Task to carry out »
Every line below should be copied exactly; drop the pictures.

Source excerpt »
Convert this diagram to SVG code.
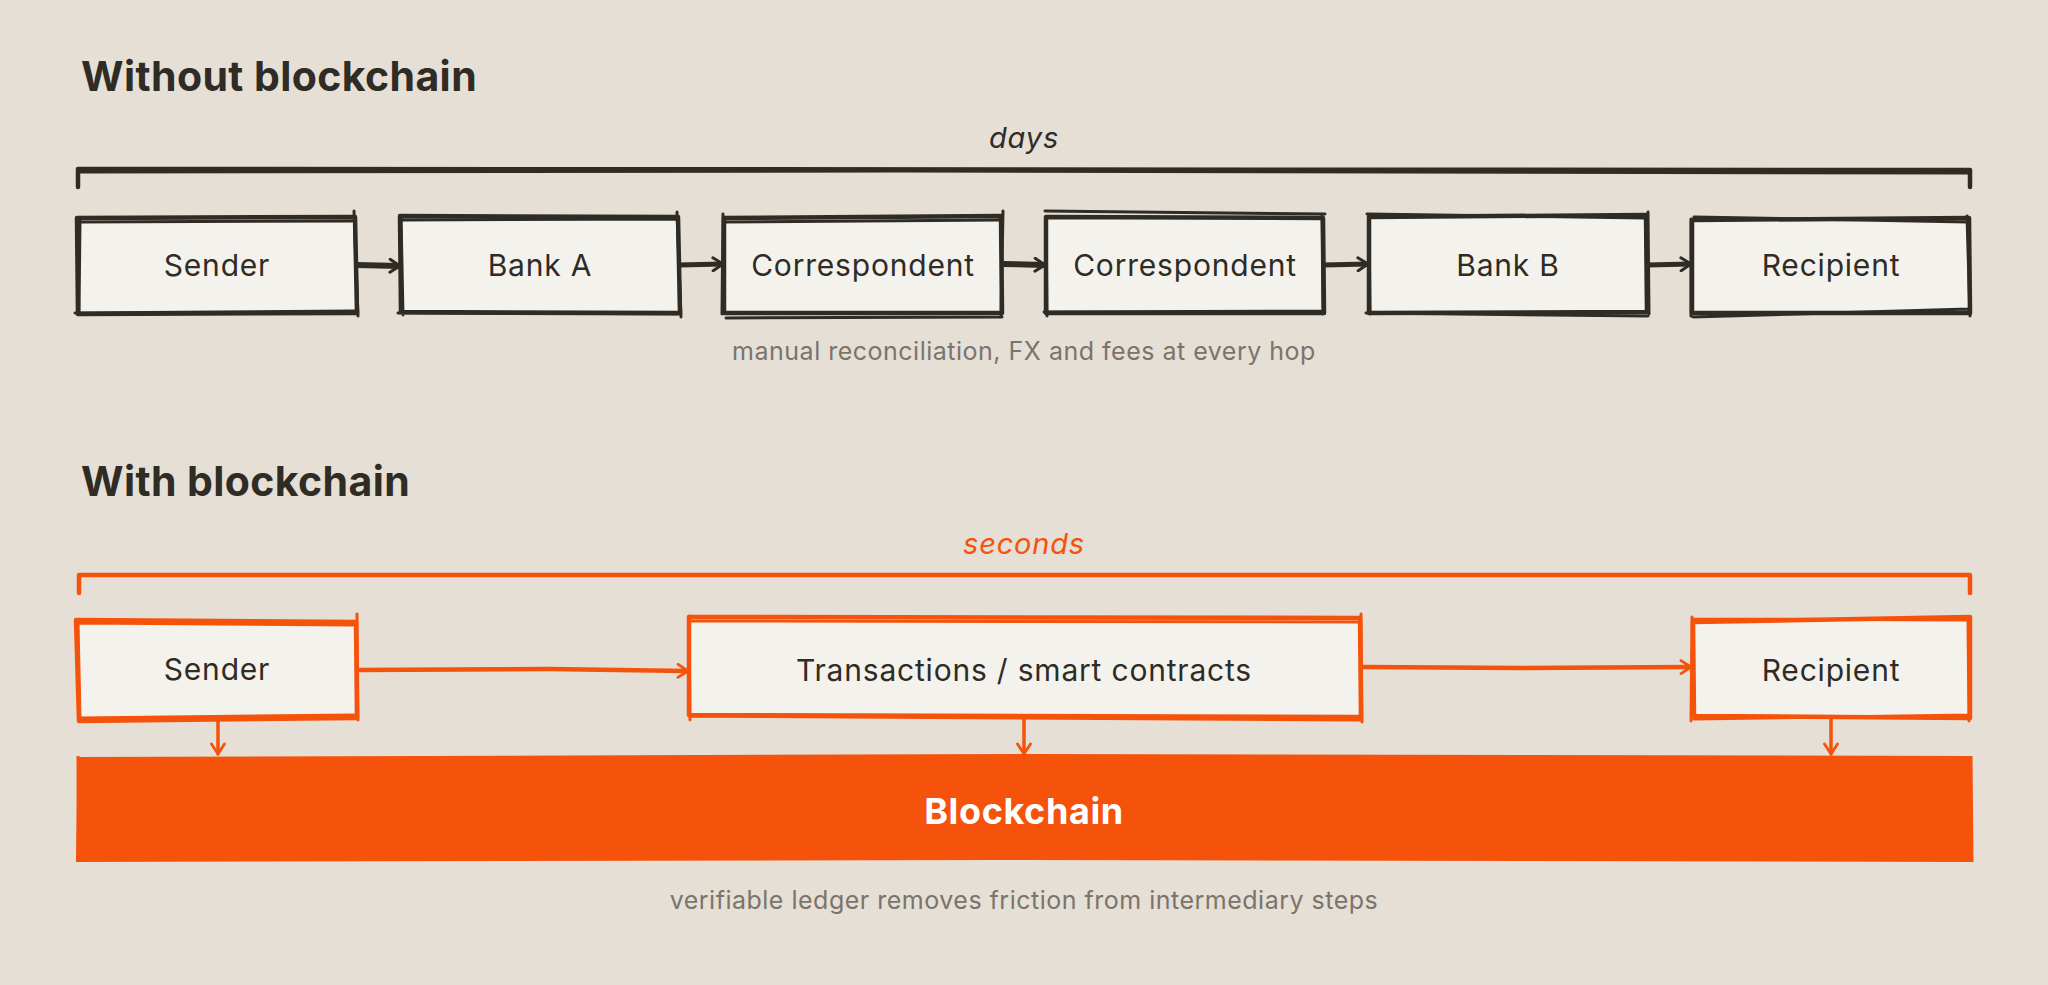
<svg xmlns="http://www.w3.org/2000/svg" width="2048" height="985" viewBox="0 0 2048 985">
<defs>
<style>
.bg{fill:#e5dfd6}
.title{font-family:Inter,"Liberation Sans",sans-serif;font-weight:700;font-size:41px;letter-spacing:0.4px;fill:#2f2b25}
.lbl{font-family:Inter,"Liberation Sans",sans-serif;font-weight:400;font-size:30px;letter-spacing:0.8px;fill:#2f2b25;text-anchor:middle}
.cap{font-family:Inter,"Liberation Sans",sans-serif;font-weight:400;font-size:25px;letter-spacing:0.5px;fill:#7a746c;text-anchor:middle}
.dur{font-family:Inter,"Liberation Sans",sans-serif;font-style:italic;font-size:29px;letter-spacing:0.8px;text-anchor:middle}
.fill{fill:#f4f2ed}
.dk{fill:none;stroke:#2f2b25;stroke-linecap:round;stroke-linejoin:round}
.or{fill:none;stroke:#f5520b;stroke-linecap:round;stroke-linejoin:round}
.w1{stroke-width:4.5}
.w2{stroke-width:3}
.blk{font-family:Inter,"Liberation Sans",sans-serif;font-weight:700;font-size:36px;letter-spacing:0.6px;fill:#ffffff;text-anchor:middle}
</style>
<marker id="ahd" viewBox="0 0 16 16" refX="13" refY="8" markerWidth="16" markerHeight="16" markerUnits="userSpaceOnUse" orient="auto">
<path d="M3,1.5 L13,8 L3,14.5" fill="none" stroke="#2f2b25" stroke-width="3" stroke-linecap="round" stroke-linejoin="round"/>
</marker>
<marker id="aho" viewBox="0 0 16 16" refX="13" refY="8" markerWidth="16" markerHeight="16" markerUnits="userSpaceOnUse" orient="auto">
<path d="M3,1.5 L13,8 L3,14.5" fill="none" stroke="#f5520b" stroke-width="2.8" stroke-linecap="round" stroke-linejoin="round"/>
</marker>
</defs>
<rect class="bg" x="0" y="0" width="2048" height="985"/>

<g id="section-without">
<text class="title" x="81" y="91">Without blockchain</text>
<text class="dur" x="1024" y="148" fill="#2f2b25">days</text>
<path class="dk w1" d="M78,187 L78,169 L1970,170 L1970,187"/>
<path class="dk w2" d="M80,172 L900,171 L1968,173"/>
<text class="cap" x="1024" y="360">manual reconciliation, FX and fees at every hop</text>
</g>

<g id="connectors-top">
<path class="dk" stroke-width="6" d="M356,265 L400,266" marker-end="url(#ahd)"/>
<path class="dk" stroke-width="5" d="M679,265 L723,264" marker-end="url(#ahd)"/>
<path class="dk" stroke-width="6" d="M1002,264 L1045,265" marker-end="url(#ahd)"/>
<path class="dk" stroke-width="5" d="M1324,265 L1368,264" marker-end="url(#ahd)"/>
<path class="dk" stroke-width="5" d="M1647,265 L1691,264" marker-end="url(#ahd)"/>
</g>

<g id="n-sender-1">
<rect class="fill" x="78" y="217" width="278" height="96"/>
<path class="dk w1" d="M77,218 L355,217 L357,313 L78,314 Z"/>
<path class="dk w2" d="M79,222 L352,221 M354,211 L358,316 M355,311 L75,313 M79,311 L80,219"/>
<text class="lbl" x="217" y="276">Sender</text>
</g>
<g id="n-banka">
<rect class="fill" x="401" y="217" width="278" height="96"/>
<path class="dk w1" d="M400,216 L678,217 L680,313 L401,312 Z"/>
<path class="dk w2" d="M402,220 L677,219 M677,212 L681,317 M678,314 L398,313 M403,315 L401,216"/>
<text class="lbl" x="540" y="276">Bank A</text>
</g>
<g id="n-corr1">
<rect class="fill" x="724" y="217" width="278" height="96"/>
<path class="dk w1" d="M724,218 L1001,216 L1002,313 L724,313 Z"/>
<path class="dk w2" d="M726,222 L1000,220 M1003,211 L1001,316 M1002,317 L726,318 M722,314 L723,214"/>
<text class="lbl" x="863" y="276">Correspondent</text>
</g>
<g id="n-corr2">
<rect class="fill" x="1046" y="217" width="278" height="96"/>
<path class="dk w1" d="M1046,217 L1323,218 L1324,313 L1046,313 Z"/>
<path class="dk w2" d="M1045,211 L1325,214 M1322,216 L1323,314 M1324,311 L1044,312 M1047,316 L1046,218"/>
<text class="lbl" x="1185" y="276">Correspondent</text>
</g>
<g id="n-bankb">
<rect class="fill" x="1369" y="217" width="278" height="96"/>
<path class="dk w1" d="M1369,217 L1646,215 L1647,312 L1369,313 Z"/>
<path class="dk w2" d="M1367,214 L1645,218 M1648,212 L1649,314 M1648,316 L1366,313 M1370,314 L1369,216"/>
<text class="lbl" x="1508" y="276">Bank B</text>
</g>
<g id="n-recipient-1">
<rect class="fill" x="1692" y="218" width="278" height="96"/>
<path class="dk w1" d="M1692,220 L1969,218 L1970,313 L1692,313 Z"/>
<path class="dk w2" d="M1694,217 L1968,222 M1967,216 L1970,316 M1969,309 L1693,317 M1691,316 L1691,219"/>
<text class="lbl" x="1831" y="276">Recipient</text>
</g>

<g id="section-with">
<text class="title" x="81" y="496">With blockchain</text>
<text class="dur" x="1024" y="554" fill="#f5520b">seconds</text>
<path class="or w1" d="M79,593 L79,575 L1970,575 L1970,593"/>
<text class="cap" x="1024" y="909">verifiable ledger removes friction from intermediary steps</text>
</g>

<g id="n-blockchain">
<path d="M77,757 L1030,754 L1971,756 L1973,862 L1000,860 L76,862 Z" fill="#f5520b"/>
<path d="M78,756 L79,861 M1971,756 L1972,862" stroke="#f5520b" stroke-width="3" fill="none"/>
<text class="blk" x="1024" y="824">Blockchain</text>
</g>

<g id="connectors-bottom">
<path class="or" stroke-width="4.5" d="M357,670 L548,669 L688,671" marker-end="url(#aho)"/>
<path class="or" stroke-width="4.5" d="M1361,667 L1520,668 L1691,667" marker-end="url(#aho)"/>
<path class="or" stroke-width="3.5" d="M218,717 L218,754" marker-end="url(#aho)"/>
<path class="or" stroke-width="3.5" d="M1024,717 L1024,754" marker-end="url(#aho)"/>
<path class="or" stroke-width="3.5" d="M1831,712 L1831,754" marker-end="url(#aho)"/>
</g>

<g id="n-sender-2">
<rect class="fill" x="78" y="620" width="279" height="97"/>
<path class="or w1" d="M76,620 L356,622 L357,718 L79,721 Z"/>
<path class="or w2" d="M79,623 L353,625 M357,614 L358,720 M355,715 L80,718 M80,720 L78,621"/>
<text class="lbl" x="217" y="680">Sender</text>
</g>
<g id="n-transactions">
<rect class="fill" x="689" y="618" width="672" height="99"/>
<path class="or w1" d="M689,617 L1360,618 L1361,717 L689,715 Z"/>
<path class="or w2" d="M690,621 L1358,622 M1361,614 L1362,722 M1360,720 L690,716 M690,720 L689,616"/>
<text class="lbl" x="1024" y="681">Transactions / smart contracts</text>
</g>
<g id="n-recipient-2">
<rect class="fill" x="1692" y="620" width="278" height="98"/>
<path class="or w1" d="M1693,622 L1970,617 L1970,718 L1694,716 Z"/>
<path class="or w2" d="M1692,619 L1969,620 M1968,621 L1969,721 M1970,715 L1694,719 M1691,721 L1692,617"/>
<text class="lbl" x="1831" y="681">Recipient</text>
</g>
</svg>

Answer to the task »
Convert this diagram to SVG code.
<svg xmlns="http://www.w3.org/2000/svg" width="2048" height="985" viewBox="0 0 2048 985">
<defs>
<style>
.bg{fill:#e5dfd6}
.title{font-family:Inter,"Liberation Sans",sans-serif;font-weight:700;font-size:41px;letter-spacing:0.4px;fill:#2f2b25}
.lbl{font-family:Inter,"Liberation Sans",sans-serif;font-weight:400;font-size:30px;letter-spacing:0.8px;fill:#2f2b25;text-anchor:middle}
.cap{font-family:Inter,"Liberation Sans",sans-serif;font-weight:400;font-size:25px;letter-spacing:0.5px;fill:#7a746c;text-anchor:middle}
.dur{font-family:Inter,"Liberation Sans",sans-serif;font-style:italic;font-size:29px;letter-spacing:0.8px;text-anchor:middle}
.fill{fill:#f4f2ed}
.dk{fill:none;stroke:#2f2b25;stroke-linecap:round;stroke-linejoin:round}
.or{fill:none;stroke:#f5520b;stroke-linecap:round;stroke-linejoin:round}
.w1{stroke-width:4.5}
.w2{stroke-width:3}
.blk{font-family:Inter,"Liberation Sans",sans-serif;font-weight:700;font-size:36px;letter-spacing:0.6px;fill:#ffffff;text-anchor:middle}
</style>
<marker id="ahd" viewBox="0 0 16 16" refX="13" refY="8" markerWidth="16" markerHeight="16" markerUnits="userSpaceOnUse" orient="auto">
<path d="M3,1.5 L13,8 L3,14.5" fill="none" stroke="#2f2b25" stroke-width="3" stroke-linecap="round" stroke-linejoin="round"/>
</marker>
<marker id="aho" viewBox="0 0 16 16" refX="13" refY="8" markerWidth="16" markerHeight="16" markerUnits="userSpaceOnUse" orient="auto">
<path d="M3,1.5 L13,8 L3,14.5" fill="none" stroke="#f5520b" stroke-width="2.8" stroke-linecap="round" stroke-linejoin="round"/>
</marker>
</defs>
<rect class="bg" x="0" y="0" width="2048" height="985"/>

<g id="section-without">
<text class="title" x="81" y="91">Without blockchain</text>
<text class="dur" x="1024" y="148" fill="#2f2b25">days</text>
<path class="dk w1" d="M78,187 L78,169 L1970,170 L1970,187"/>
<path class="dk w2" d="M80,172 L900,171 L1968,173"/>
<text class="cap" x="1024" y="360">manual reconciliation, FX and fees at every hop</text>
</g>

<g id="connectors-top">
<path class="dk" stroke-width="6" d="M356,265 L400,266" marker-end="url(#ahd)"/>
<path class="dk" stroke-width="5" d="M679,265 L723,264" marker-end="url(#ahd)"/>
<path class="dk" stroke-width="6" d="M1002,264 L1045,265" marker-end="url(#ahd)"/>
<path class="dk" stroke-width="5" d="M1324,265 L1368,264" marker-end="url(#ahd)"/>
<path class="dk" stroke-width="5" d="M1647,265 L1691,264" marker-end="url(#ahd)"/>
</g>

<g id="n-sender-1">
<rect class="fill" x="78" y="217" width="278" height="96"/>
<path class="dk w1" d="M77,218 L355,217 L357,313 L78,314 Z"/>
<path class="dk w2" d="M79,222 L352,221 M354,211 L358,316 M355,311 L75,313 M79,311 L80,219"/>
<text class="lbl" x="217" y="276">Sender</text>
</g>
<g id="n-banka">
<rect class="fill" x="401" y="217" width="278" height="96"/>
<path class="dk w1" d="M400,216 L678,217 L680,313 L401,312 Z"/>
<path class="dk w2" d="M402,220 L677,219 M677,212 L681,317 M678,314 L398,313 M403,315 L401,216"/>
<text class="lbl" x="540" y="276">Bank A</text>
</g>
<g id="n-corr1">
<rect class="fill" x="724" y="217" width="278" height="96"/>
<path class="dk w1" d="M724,218 L1001,216 L1002,313 L724,313 Z"/>
<path class="dk w2" d="M726,222 L1000,220 M1003,211 L1001,316 M1002,317 L726,318 M722,314 L723,214"/>
<text class="lbl" x="863" y="276">Correspondent</text>
</g>
<g id="n-corr2">
<rect class="fill" x="1046" y="217" width="278" height="96"/>
<path class="dk w1" d="M1046,217 L1323,218 L1324,313 L1046,313 Z"/>
<path class="dk w2" d="M1045,211 L1325,214 M1322,216 L1323,314 M1324,311 L1044,312 M1047,316 L1046,218"/>
<text class="lbl" x="1185" y="276">Correspondent</text>
</g>
<g id="n-bankb">
<rect class="fill" x="1369" y="217" width="278" height="96"/>
<path class="dk w1" d="M1369,217 L1646,215 L1647,312 L1369,313 Z"/>
<path class="dk w2" d="M1367,214 L1645,218 M1648,212 L1649,314 M1648,316 L1366,313 M1370,314 L1369,216"/>
<text class="lbl" x="1508" y="276">Bank B</text>
</g>
<g id="n-recipient-1">
<rect class="fill" x="1692" y="218" width="278" height="96"/>
<path class="dk w1" d="M1692,220 L1969,218 L1970,313 L1692,313 Z"/>
<path class="dk w2" d="M1694,217 L1968,222 M1967,216 L1970,316 M1969,309 L1693,317 M1691,316 L1691,219"/>
<text class="lbl" x="1831" y="276">Recipient</text>
</g>

<g id="section-with">
<text class="title" x="81" y="496">With blockchain</text>
<text class="dur" x="1024" y="554" fill="#f5520b">seconds</text>
<path class="or w1" d="M79,593 L79,575 L1970,575 L1970,593"/>
<text class="cap" x="1024" y="909">verifiable ledger removes friction from intermediary steps</text>
</g>

<g id="n-blockchain">
<path d="M77,757 L1030,754 L1971,756 L1973,862 L1000,860 L76,862 Z" fill="#f5520b"/>
<path d="M78,756 L79,861 M1971,756 L1972,862" stroke="#f5520b" stroke-width="3" fill="none"/>
<text class="blk" x="1024" y="824">Blockchain</text>
</g>

<g id="connectors-bottom">
<path class="or" stroke-width="4.5" d="M357,670 L548,669 L688,671" marker-end="url(#aho)"/>
<path class="or" stroke-width="4.5" d="M1361,667 L1520,668 L1691,667" marker-end="url(#aho)"/>
<path class="or" stroke-width="3.5" d="M218,717 L218,754" marker-end="url(#aho)"/>
<path class="or" stroke-width="3.5" d="M1024,717 L1024,754" marker-end="url(#aho)"/>
<path class="or" stroke-width="3.5" d="M1831,712 L1831,754" marker-end="url(#aho)"/>
</g>

<g id="n-sender-2">
<rect class="fill" x="78" y="620" width="279" height="97"/>
<path class="or w1" d="M76,620 L356,622 L357,718 L79,721 Z"/>
<path class="or w2" d="M79,623 L353,625 M357,614 L358,720 M355,715 L80,718 M80,720 L78,621"/>
<text class="lbl" x="217" y="680">Sender</text>
</g>
<g id="n-transactions">
<rect class="fill" x="689" y="618" width="672" height="99"/>
<path class="or w1" d="M689,617 L1360,618 L1361,717 L689,715 Z"/>
<path class="or w2" d="M690,621 L1358,622 M1361,614 L1362,722 M1360,720 L690,716 M690,720 L689,616"/>
<text class="lbl" x="1024" y="681">Transactions / smart contracts</text>
</g>
<g id="n-recipient-2">
<rect class="fill" x="1692" y="620" width="278" height="98"/>
<path class="or w1" d="M1693,622 L1970,617 L1970,718 L1694,716 Z"/>
<path class="or w2" d="M1692,619 L1969,620 M1968,621 L1969,721 M1970,715 L1694,719 M1691,721 L1692,617"/>
<text class="lbl" x="1831" y="681">Recipient</text>
</g>
</svg>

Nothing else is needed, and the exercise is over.